Honey could be sweetener for black farmers

Chester Makana

Chester Makana

Bee Foundation, one of Africa's leading bee-keeper organisations, is planning to accelerate the production of honey in the country to meet national and international demand.

Loriam Ngcobo, director of public relations at Bee Foundation, said they planned to support local farmers by building multimillion- rand processing plants for bee farmers in Limpopo.

"We want to produce honey locally as a long-term project. We also want production to include as many local farmers as possible," said Ngcobo.

More than 500 bee farmers - or apiarists - in the Vhembe district are expected to harvest honey in August.

Ngcobo said demand for honey had grown substantially since imports from China had been banned by the international market.
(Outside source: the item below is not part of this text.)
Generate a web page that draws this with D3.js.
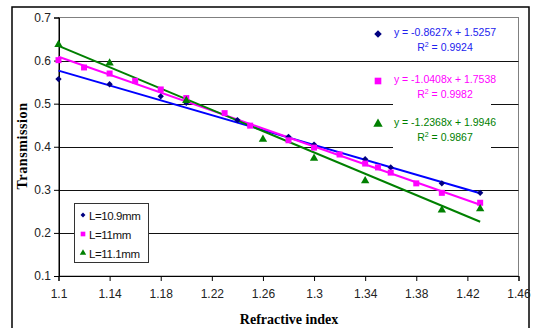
<!DOCTYPE html>
<html>
  <head>
    <meta charset="utf-8">
    <title>transmission vs refractive index</title>
    <script src="https://d3js.org/d3.v7.min.js"></script>
  </head>
  <style>
    body { margin: 0; background: #fff; }
    .tick-label { font-family: Arial, "Liberation Sans", sans-serif; font-size: 12px; fill: #222; }
    .legend-label { font-family: Arial, "Liberation Sans", sans-serif; font-size: 11.5px; letter-spacing: -0.4px; fill: #111; }
    .title { font-family: "Times New Roman", "Liberation Serif", serif; font-weight: bold; font-size: 14px; }
    .eq { font-family: Arial, "Liberation Sans", sans-serif; font-size: 10.5px; }
  </style>
  <body>
    <script>
      const width = 533;
      const height = 328;

      // series data
      const xBlue = [1.1, 1.14, 1.18, 1.2, 1.24, 1.28, 1.3, 1.34, 1.36, 1.4, 1.43];
      const yBlue = [0.557, 0.545, 0.517, 0.502, 0.462, 0.423, 0.405, 0.371, 0.352, 0.315, 0.293];

      const xPink = [1.1, 1.12, 1.14, 1.16, 1.18, 1.2, 1.23, 1.25, 1.28, 1.3, 1.32, 1.34, 1.35, 1.36, 1.38, 1.4, 1.43];
      const yPink = [0.601, 0.584, 0.570, 0.553, 0.533, 0.513, 0.478, 0.449, 0.415, 0.398, 0.382, 0.361, 0.352, 0.340, 0.315, 0.293, 0.270];

      const xGreen = [1.1, 1.14, 1.2, 1.26, 1.3, 1.34, 1.4, 1.43];
      const yGreen = [0.637, 0.594, 0.507, 0.417, 0.373, 0.321, 0.253, 0.256];

      // linear trend lines: slope, intercept
      const slopes = [-0.8627, -1.0408, -1.2368];
      const intercepts = [1.5257, 1.7538, 1.9946];
      const equations = ["y = -0.8627x + 1.5257", "y = -1.0408x + 1.7538", "y = -1.2368x + 1.9946"];
      const rSquared = ["0.9924", "0.9982", "0.9867"];

      const legendLabels = ["L=10.9mm", "L=11mm", "L=11.1mm"];
      const xTicks = [1.1, 1.14, 1.18, 1.22, 1.26, 1.3, 1.34, 1.38, 1.42, 1.46];
      const yTicks = [0.1, 0.2, 0.3, 0.4, 0.5, 0.6, 0.7];

      const series = [
        {xs: xBlue, ys: yBlue, marker: "#000080", line: "#0000ff", text: "#2222ee", symbol: d3.symbolSquare, rot: 45, size: 20},
        {xs: xPink, ys: yPink, marker: "#ff00ff", line: "#ff00ff", text: "#ff00ff", symbol: d3.symbolSquare, rot: 0, size: 36},
        {xs: xGreen, ys: yGreen, marker: "#008000", line: "#008000", text: "#008000", symbol: d3.symbolTriangle, rot: 0, size: 30}
      ];

      const xScale = d3.scaleLinear().domain([1.1, 1.46]).range([58.5, 518.5]);
      const yScale = d3.scaleLinear().domain([0.1, 0.7]).range([276, 17.5]);

      const svg = d3.select("body").append("svg")
          .attr("width", width)
          .attr("height", height);

      // chart border
      svg.append("rect")
          .attr("x", 12).attr("y", 7)
          .attr("width", 517).attr("height", 330)
          .attr("fill", "#fff")
          .attr("stroke", "#000")
          .attr("stroke-width", 1.5);

      // plot area border (grey)
      svg.append("rect")
          .attr("x", xScale(1.1)).attr("y", yScale(0.7))
          .attr("width", xScale(1.46) - xScale(1.1))
          .attr("height", yScale(0.1) - yScale(0.7))
          .attr("fill", "none")
          .attr("stroke", "#808080");

      // grid lines
      svg.append("g").selectAll("line")
        .data(yTicks.slice(1, -1))
        .enter().append("line")
          .attr("x1", xScale(1.1)).attr("x2", xScale(1.46))
          .attr("y1", d => Math.round(yScale(d)) + 0.5)
          .attr("y2", d => Math.round(yScale(d)) + 0.5)
          .attr("stroke", "#111");

      // axes
      const xAxis = d3.axisBottom(xScale).tickValues(xTicks).tickSize(5).tickFormat(d => d3.format("")(+d.toFixed(2)));
      const gx = svg.append("g")
          .attr("transform", "translate(0," + Math.round(yScale(0.1)) + ")")
          .call(xAxis);
      gx.select(".domain").attr("stroke", "#000");
      gx.selectAll("text").attr("class", "tick-label").attr("dy", "1.2em").attr("font-size", null).attr("font-family", null);

      const yAxis = d3.axisLeft(yScale).tickValues(yTicks).tickSize(5).tickFormat(d => d3.format("")(+d.toFixed(1)));
      const gy = svg.append("g")
          .attr("transform", "translate(" + Math.round(xScale(1.1)) + ",0)")
          .call(yAxis);
      gy.selectAll("text").attr("class", "tick-label").attr("x", -8).attr("font-size", null).attr("font-family", null);

      // trend lines
      series.forEach(function(s, i) {
        svg.append("line")
            .attr("x1", xScale(1.1)).attr("y1", yScale(slopes[i] * 1.1 + intercepts[i]))
            .attr("x2", xScale(1.43)).attr("y2", yScale(slopes[i] * 1.43 + intercepts[i]))
            .attr("stroke", s.line)
            .attr("stroke-width", 2);
      });

      // markers
      series.forEach(function(s) {
        svg.append("g").selectAll("path")
          .data(s.xs)
          .enter().append("path")
            .attr("d", d3.symbol().type(s.symbol).size(s.size))
            .attr("transform", (d, i) => "translate(" + xScale(d) + "," + yScale(s.ys[i]) + ") rotate(" + s.rot + ")")
            .attr("fill", s.marker);
      });

      // equation labels with white boxes
      const eqY = [32, 79, 122];
      series.forEach(function(s, i) {
        const g = svg.append("g");
        if (i > 0) {
          g.append("rect")
              .attr("x", 393).attr("y", eqY[i] - 10)
              .attr("width", 98).attr("height", 40)
              .attr("fill", "#fff");
        }
        g.append("path")
            .attr("d", d3.symbol().type(s.symbol).size(s.size + 8))
            .attr("transform", "translate(378," + (eqY[i] + 2) + ") rotate(" + s.rot + ")")
            .attr("fill", s.i === 0 ? s.marker : s.marker);
        g.append("text")
            .attr("class", "eq")
            .attr("x", 445).attr("y", eqY[i] + 4)
            .attr("text-anchor", "middle")
            .attr("fill", s.text)
            .text(equations[i]);
        const r = g.append("text")
            .attr("class", "eq")
            .attr("x", 445).attr("y", eqY[i] + 19)
            .attr("text-anchor", "middle")
            .attr("fill", s.text);
        r.append("tspan").text("R");
        r.append("tspan").attr("font-size", "7px").attr("dy", -4).text("2");
        r.append("tspan").attr("dy", 4).text(" = " + rSquared[i]);
      });

      // legend
      const legend = svg.append("g");
      legend.append("rect")
          .attr("x", 74.5).attr("y", 203.5)
          .attr("width", 74).attr("height", 59)
          .attr("fill", "#fff")
          .attr("stroke", "#333");
      const rowY = [215, 234, 253];
      series.forEach(function(s, i) {
        legend.append("path")
            .attr("d", d3.symbol().type(s.symbol).size(s.size * 0.6))
            .attr("transform", "translate(83," + rowY[i] + ") rotate(" + s.rot + ")")
            .attr("fill", s.marker);
        legend.append("text")
            .attr("class", "legend-label")
            .attr("x", 89).attr("y", rowY[i] + 4.5)
            .text(legendLabels[i]);
      });

      // axis titles
      svg.append("text")
          .attr("class", "title")
          .attr("x", 289).attr("y", 324)
          .attr("text-anchor", "middle")
          .text("Refractive index");

      svg.append("text")
          .attr("class", "title")
          .attr("transform", "translate(27,146) rotate(-90)")
          .attr("text-anchor", "middle")
          .attr("letter-spacing", "0.6px")
          .text("Transmission");
    </script>
  </body>
</html>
"And South Africa can also be one of the suppliers if more resources were made available, if there was more investment in bee farming.

"Our honey is of the highest quality. We hope that our producers will contribute to the economy and help create more jobs," said Ngcobo.

He said farmers had lost about 4000 hives in Mpumalanga and KwaZuluNatal due to fire and theft.

"South Africans consume 3000 tons of honey a year. We need to invest more money in the industry so that bee farming can compete," he said.

Ngcobo believes South Africa has the potential to produce 100000 tons of honey a year, "but besides money it requires us to protect the environment".